The generalized Riemann problem (GRP) is the Cauchy problem for a hyperbolic conservation law with piecewise smooth data that includes a jump-discontinuity. We are mainly interested in solving the GRP as a building block for high order numerical schemes. In a finite volume scheme with a reconstruction step, or in a discontinuous Galerkin finite element method, the solution of the PDE is represented at each time-step by a piecewise smooth function with possible jumps at the cell interfaces.
In general, no exact solutions of the GRP for nonlinear systems are available.

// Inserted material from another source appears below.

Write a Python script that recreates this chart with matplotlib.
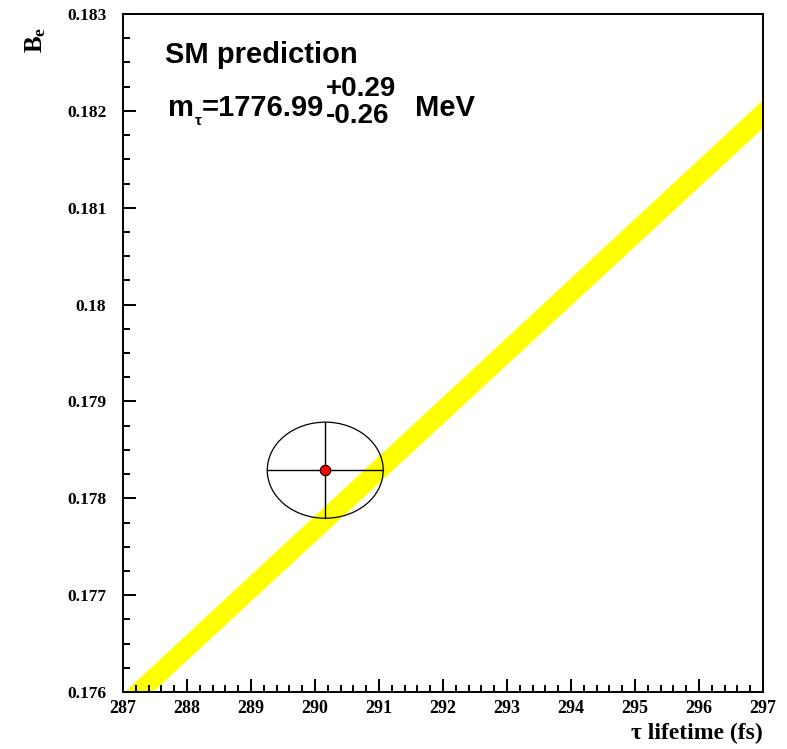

Approximate GRP solvers typically employ one of the following strategies: (1) "Instantaneous interaction", which roughly speaking leads to a Taylor approximation of the solution; or (2) "Evolution in the small", which means evolving the solution locally in each cell and computing numerical fluxes from the evolved data without resolving the full wave-pattern of the GRP. Recently, approach (2) gained in popularity, because it is a lot easier to code and can be adapted to handle stiff source terms more easily. However, a systematic comparison of the two approaches and a rigorous analysis of its theoretical properties seem to be missing in the literature. Our aim is to contribute a first step towards closing this gap.
In this talk we give a short introduction to the theory of both classical and generalized Riemann problems, see different GRP solver in action, and take a closer look at what evolution in the small solvers are actually trying to compute from an analytical perspective.